As a 50 year old white man I can say that the racism in this country is off the charts right now and here is why this is happening. 40 years ago President Nixon started a new phase of the southern strategy. He called it the war on drugs. My father was a police officer at the time and through him and his coworkers I saw first hand that the war on drugs was actually a war on the poor and dark skinned people. With this new Civil War the police were used to get those scary dark skinned men off the streets and unable to vote. They then demonized minority areas because there were no fathers there to teach those dark skinned kids how to behave because we locked up all their male role models. We then sent in the police to keep locking up as many dark skinned men to stop the violence.

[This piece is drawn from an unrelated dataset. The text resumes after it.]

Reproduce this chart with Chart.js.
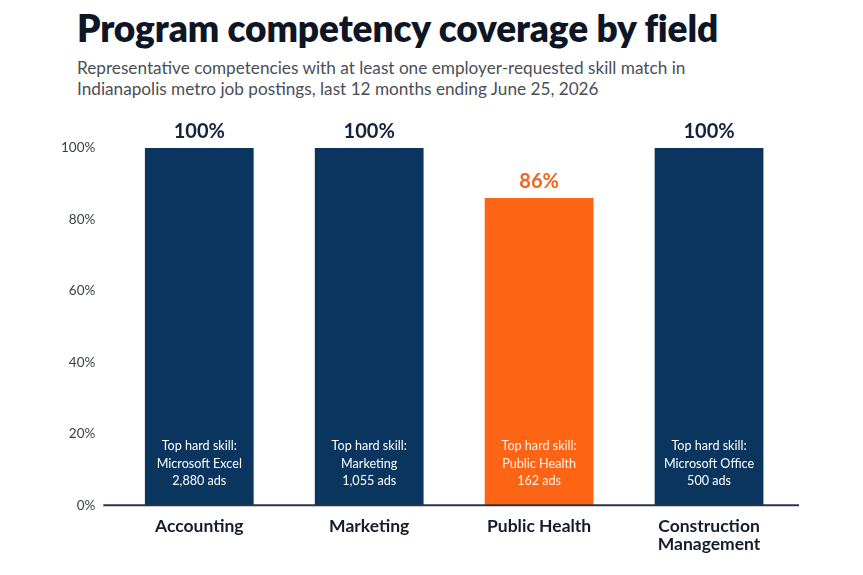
<!DOCTYPE html>
<html>
<head>
<meta charset="utf-8">
<script src="https://cdn.jsdelivr.net/npm/chart.js@4"></script>
<style>
  body { margin: 0; background: #fff; font-family: Lato, "Open Sans", sans-serif; }
  #wrap { position: relative; width: 863px; height: 575px; }
  h1 { position: absolute; left: 77px; top: 5px; margin: 0; font-size: 37px; font-weight: 800; color: #0e1626; letter-spacing: -0.1px; }
  p.sub { position: absolute; left: 77px; top: 57px; margin: 0; font-size: 17.2px; line-height: 21px; color: #4a4f57; width: 760px; }
  canvas { position: absolute; left: 0; top: 0; }
</style>
</head>
<body>
<div id="wrap">
  <h1>Program competency coverage by field</h1>
  <p class="sub">Representative competencies with at least one employer-requested skill match in<br>Indianapolis metro job postings, last 12 months ending June 25, 2026</p>
  <canvas id="myChart" width="863" height="575"></canvas>
</div>
<script>
const fields = ['Accounting', 'Marketing', 'Public Health', ['Construction', 'Management']];
const coverage = [100, 100, 86, 100];
const topSkills = ['Microsoft Excel', 'Marketing', 'Public Health', 'Microsoft Office'];
const adCounts = [2880, 1055, 162, 500];
const yTicks = [0, 20, 40, 60, 80, 100];

const navy = '#0a355f';
const orange = '#fd6414';
const barColors = coverage.map((v) => v < 100 ? orange : navy);
const labelColors = coverage.map((v) => v < 100 ? '#f2661e' : '#14233d');

const ctx = document.getElementById('myChart').getContext('2d');

// values above bars + skill text inside bars
const barText = {
  id: 'barText',
  afterDatasetsDraw(chart) {
    const c = chart.ctx;
    const meta = chart.getDatasetMeta(0);
    const base = chart.scales.y.getPixelForValue(0);
    c.save();
    c.textAlign = 'center';
    meta.data.forEach((bar, i) => {
      c.fillStyle = labelColors[i];
      c.font = 'bold 20px Lato, sans-serif';
      c.textBaseline = 'alphabetic';
      c.fillText(coverage[i] + '%', bar.x, bar.y - 10);

      c.fillStyle = coverage[i] < 100 ? '#fff1e8' : '#ffffff';
      c.font = '12.6px Lato, sans-serif';
      c.textBaseline = 'middle';
      const lines = ['Top hard skill:', topSkills[i], adCounts[i].toLocaleString('en-US') + ' ads'];
      lines.forEach((t, j) => {
        c.fillText(t, bar.x, base - 59 + j * 17.5);
      });
    });
    c.restore();
  }
};

// bottom axis line, a bit wider than the plot
const baseLine = {
  id: 'baseLine',
  afterDatasetsDraw(chart) {
    const c = chart.ctx;
    const y = chart.scales.y.getPixelForValue(0);
    c.save();
    c.strokeStyle = '#2b3346';
    c.lineWidth = 2;
    c.beginPath();
    c.moveTo(chart.chartArea.left - 11, y);
    c.lineTo(chart.chartArea.right + 5, y);
    c.stroke();
    c.restore();
  }
};

new Chart(ctx, {
  type: 'bar',
  data: {
    labels: fields,
    datasets: [{
      data: coverage,
      backgroundColor: barColors,
      borderWidth: 0,
      barPercentage: 0.64,
      categoryPercentage: 1
    }]
  },
  options: {
    responsive: false,
    animation: false,
    layout: { padding: { top: 148, left: 42, right: 69, bottom: 17 } },
    plugins: {
      legend: { display: false },
      tooltip: { enabled: false }
    },
    scales: {
      y: {
        min: 0,
        max: 100,
        afterBuildTicks(axis) { axis.ticks = yTicks.map((v) => ({ value: v })); },
        grid: { display: false, drawTicks: false },
        border: { display: false },
        ticks: {
          padding: 19,
          color: '#3a3f47',
          font: { family: 'Lato', size: 13.5 },
          callback: (v) => v + '%'
        }
      },
      x: {
        grid: { display: false },
        border: { display: false },
        ticks: {
          padding: 4,
          color: '#141c2c',
          font: { family: 'Lato', size: 17.5, weight: 'bold', lineHeight: 1.05 }
        }
      }
    }
  },
  plugins: [barText, baseLine]
});
</script>
</body>
</html>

Since most police are now cowards who like to brag about how dangerous their job is they were faced with a situation that required real courage. This has brought us to the past few years of transition where a police officer who has shot and killed someone does not even have to leave a "drop" gun at the scene to show that they were justified in shooting someone. I have been saying for years "don't you see what has happened here, now a cop just has to say 'I thought he had a gun' to justify killing an unarmed American."

This is why I get so angry when I hear someone refer to the police as "heroes and such". They are cowards with a gun. A hero would take a bullet to protect and serve, today's police will kill you first then check for a weapon later. This is why Trayvon is dead, he met a dangerous want to be a cop who has learned from watching his police role models that if he thinks he is in danger shoot first and just say I thought he had a gun.

Is this the America you want to live in. One full of hate and fear. Or would you rather learn that those dark skinned men are just like you and only want to be happy and left alone to enjoy their children and lives. The Second Civil War is being fought right in front of all of us and so few even notice. This war is killing our kids, are you O.K. with that? I am not and will continue to scream as loud as I can, THIS MUST STOP. Thank you for your time. - Jeff McCurry

Isn't that 50 y/o white and jewish?

While you make a number of good points, are you not wearing the same blinders as the very same "Racists" that you are talking about? You are basically condemning and pre-judging ALL POLICE OFFICERS!! While there are many bad apples, there are MANY MANY MANY good police officers! They are not all "Cowards With Guns".

Police men were always "police men". There has always been and always will be corruption and there has always been and there always will be good law abiding officers. You give humans power, they all handle it very differently. Read about the Stanford Prison Experiment which I think was a great study of human behavior. People are people and police officers act just like people.

And trust me! The corruption is much harder to cover up these days than it was in the days of the "drop guns".